Bullion soared nearly 30 percent in 2010, advancing for the 10th year, as the dollar dropped and investors sought a store of value amid currency debasement. China is allowing greater use of its currency for cross-border transactions, seeking to reduce reliance on the dollar.

The report is “a positive factor for gold prices in the mid-and-long term,” Hwang II Doo, a senior trader at Seoul-based Korea Exchange Bank Futures Co, said on Monday. Still “it didn’t have immediate impact on prices as gold’s gain has more to do with the unrest in Egypt at the moment.”

Total gold consumption in China, the second-largest buyer, may gain 15 percent in the first-half, fueled by growing demand for alternative investments and a hedge against inflation, the China Gold Association said last week.

Imports of gold by China jumped almost five-fold in the first 10 months of last year from the entire amount shipped in 2009, the Shanghai Gold Exchange has said. Shipments were 209 metric tons compared with 45 tons for all of 2009, said exchange Chairman Shen Xiangrong.

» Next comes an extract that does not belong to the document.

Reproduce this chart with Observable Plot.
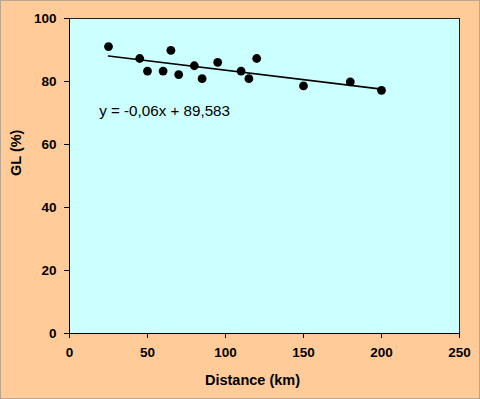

The country increased gold reserves by 454 tons to 1,054 tons since 2003, the State Administration of Foreign Exchange said in April 2009. The metal only accounts for 1.6 percent of the nation’s reserves held by the People’s Bank of China, according to the World Gold Council. China doesn’t regularly publish gold-trade figures and rarely comments on its reserves.

Bullion for immediate delivery gained as much as 0.7 percent to $1,346.27 an ounce, and was at $1,339.25 at 12:53 pm in Seoul. The price rose 2.5 percent on Jan 28, the biggest intra-day increase since Nov 4 as escalating tensions in Egypt fanned concern that unrest may spread to other parts of the Middle East, increasing demand for an investment haven.